Rows from a dataset of charts and code >>
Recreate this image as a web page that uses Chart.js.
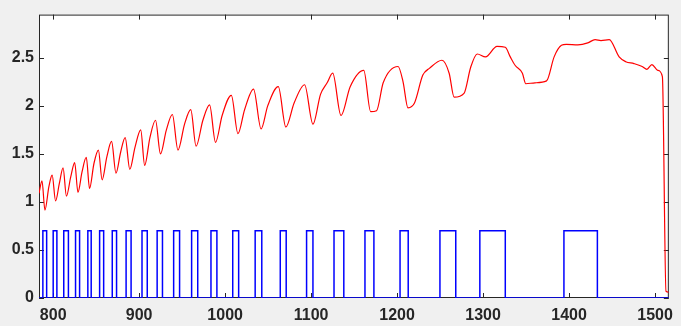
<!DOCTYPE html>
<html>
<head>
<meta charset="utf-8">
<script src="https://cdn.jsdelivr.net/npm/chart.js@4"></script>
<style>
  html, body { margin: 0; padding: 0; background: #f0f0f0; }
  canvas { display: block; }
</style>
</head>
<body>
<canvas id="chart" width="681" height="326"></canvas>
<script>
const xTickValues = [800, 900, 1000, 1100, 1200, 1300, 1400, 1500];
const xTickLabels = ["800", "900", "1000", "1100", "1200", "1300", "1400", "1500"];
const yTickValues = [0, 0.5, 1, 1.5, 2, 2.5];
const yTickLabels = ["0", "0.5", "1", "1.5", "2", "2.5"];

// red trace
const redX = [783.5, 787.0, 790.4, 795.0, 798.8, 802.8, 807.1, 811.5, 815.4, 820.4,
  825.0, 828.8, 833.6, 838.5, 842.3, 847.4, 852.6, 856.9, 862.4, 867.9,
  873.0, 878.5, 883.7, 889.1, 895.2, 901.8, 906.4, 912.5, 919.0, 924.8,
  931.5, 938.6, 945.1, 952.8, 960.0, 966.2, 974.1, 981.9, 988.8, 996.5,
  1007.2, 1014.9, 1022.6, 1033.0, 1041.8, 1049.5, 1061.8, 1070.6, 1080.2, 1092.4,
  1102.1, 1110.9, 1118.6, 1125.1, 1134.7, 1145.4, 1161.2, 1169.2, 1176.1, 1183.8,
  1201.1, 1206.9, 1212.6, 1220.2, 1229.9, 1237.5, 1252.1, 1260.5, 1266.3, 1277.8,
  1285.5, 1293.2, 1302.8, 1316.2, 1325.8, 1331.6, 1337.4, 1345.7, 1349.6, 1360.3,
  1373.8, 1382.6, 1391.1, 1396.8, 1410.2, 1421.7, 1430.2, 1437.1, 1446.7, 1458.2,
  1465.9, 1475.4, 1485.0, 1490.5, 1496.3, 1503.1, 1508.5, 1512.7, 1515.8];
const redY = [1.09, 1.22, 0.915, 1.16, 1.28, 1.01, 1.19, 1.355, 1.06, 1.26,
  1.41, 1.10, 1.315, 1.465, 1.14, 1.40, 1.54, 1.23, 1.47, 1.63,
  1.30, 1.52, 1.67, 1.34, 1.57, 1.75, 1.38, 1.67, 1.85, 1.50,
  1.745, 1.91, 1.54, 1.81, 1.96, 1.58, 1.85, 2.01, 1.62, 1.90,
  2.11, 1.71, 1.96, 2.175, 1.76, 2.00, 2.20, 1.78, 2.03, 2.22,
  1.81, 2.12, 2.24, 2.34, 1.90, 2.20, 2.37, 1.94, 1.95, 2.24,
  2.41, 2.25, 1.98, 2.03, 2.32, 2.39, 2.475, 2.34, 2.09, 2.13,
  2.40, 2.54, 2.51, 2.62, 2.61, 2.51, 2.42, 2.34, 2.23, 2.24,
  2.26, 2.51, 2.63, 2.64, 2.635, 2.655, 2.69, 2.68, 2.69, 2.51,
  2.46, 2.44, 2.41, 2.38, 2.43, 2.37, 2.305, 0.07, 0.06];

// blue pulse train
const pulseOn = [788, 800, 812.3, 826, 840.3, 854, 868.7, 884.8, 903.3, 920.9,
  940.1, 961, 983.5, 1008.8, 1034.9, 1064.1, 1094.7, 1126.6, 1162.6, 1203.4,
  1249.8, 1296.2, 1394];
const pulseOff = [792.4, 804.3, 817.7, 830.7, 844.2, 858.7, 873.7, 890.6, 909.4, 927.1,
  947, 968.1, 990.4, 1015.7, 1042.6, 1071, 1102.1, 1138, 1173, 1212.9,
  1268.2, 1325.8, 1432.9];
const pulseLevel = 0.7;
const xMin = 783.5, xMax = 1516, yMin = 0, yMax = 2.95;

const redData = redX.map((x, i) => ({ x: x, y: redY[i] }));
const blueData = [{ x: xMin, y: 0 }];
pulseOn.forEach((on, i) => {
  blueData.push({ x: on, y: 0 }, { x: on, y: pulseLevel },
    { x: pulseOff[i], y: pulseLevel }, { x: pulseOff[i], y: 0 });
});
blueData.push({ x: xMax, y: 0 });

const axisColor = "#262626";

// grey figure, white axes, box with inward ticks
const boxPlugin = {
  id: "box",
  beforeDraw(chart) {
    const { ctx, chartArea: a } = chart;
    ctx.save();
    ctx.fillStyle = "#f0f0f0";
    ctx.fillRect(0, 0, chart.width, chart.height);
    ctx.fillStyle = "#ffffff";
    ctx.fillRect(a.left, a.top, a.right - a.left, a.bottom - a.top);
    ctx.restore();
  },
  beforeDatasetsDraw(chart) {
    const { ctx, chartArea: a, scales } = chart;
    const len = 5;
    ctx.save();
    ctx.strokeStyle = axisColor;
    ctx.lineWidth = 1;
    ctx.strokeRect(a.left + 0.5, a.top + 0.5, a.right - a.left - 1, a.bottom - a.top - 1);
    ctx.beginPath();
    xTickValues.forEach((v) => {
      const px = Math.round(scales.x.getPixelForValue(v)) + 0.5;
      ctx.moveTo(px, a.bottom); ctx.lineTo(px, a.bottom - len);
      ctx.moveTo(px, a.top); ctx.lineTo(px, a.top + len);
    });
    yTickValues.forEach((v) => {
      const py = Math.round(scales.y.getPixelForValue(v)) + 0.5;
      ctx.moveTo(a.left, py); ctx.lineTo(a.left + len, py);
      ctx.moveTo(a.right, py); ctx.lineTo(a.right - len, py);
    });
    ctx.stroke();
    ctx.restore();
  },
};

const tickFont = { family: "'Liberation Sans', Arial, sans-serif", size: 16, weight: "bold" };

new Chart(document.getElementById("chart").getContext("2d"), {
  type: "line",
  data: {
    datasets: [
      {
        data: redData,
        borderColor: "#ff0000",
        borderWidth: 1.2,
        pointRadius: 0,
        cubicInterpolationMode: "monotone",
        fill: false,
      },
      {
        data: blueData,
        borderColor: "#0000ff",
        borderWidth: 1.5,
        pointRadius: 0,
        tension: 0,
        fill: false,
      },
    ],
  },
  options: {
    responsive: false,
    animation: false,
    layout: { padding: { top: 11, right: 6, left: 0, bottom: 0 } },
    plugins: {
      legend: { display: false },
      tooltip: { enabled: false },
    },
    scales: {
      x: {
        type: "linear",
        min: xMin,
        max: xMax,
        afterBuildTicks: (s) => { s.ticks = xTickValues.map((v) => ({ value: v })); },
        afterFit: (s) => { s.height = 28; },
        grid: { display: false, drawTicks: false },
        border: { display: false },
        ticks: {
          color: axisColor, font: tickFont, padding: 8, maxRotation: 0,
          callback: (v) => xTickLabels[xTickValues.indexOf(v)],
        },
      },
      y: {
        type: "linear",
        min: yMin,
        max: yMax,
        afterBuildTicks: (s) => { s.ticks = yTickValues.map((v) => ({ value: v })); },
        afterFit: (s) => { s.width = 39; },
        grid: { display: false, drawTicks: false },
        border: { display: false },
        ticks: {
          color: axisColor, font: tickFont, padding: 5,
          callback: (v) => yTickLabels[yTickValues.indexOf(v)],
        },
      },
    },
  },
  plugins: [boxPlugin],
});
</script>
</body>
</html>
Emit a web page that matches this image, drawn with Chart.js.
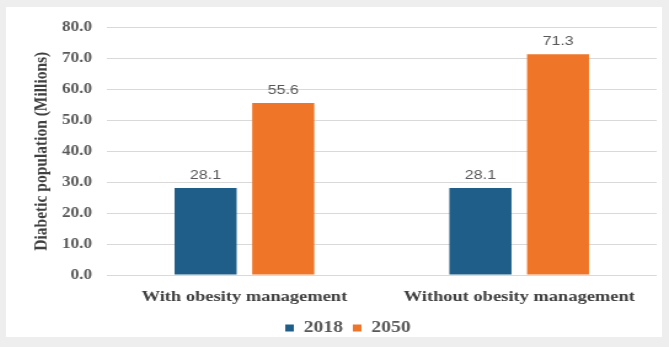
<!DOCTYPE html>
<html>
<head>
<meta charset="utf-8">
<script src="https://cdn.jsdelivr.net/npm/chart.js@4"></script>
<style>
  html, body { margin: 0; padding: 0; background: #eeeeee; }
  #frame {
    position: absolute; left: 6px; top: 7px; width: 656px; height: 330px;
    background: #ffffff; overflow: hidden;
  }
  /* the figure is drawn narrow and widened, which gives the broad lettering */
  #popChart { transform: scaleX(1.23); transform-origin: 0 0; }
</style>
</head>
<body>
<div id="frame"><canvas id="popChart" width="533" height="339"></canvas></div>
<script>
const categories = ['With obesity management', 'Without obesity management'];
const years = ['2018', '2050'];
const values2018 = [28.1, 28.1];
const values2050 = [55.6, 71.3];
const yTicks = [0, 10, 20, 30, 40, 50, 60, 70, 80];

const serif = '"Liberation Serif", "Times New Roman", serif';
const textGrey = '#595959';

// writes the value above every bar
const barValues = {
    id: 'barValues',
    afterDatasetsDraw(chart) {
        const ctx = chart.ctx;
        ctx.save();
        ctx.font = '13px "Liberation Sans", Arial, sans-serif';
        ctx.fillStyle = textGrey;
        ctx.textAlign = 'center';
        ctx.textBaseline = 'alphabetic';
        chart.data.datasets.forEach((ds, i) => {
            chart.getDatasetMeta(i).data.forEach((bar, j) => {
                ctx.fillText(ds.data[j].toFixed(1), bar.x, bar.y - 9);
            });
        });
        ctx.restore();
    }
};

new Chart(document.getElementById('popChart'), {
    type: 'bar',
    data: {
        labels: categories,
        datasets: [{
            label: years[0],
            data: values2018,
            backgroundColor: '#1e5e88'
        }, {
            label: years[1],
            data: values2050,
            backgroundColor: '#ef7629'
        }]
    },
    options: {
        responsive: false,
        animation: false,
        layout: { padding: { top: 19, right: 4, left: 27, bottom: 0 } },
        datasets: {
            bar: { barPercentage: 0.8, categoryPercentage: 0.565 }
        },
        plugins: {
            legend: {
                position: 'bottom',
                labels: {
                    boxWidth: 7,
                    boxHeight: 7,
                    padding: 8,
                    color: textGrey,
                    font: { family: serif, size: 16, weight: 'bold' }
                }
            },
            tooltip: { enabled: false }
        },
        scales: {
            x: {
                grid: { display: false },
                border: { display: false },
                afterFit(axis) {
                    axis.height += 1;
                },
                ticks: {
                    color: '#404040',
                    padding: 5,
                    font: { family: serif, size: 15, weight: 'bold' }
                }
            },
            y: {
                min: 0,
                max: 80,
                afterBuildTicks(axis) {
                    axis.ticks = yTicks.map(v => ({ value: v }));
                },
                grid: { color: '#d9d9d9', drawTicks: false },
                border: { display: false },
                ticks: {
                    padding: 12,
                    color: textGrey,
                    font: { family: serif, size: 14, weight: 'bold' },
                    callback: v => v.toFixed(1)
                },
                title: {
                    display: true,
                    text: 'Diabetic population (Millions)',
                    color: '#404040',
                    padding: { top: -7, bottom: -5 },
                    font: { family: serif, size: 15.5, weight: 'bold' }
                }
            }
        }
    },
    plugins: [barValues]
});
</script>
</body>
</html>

EXERCISE TASK >> Exactly reproduce the lines from the line holding "Emit a web page" through the line holding "60, 70, 80];", and only those; pictures are to be left out.

EXPECTED OUTPUT >>
Emit a web page that matches this image, drawn with Chart.js.
<!DOCTYPE html>
<html>
<head>
<meta charset="utf-8">
<script src="https://cdn.jsdelivr.net/npm/chart.js@4"></script>
<style>
  html, body { margin: 0; padding: 0; background: #eeeeee; }
  #frame {
    position: absolute; left: 6px; top: 7px; width: 656px; height: 330px;
    background: #ffffff; overflow: hidden;
  }
  /* the figure is drawn narrow and widened, which gives the broad lettering */
  #popChart { transform: scaleX(1.23); transform-origin: 0 0; }
</style>
</head>
<body>
<div id="frame"><canvas id="popChart" width="533" height="339"></canvas></div>
<script>
const categories = ['With obesity management', 'Without obesity management'];
const years = ['2018', '2050'];
const values2018 = [28.1, 28.1];
const values2050 = [55.6, 71.3];
const yTicks = [0, 10, 20, 30, 40, 50, 60, 70, 80];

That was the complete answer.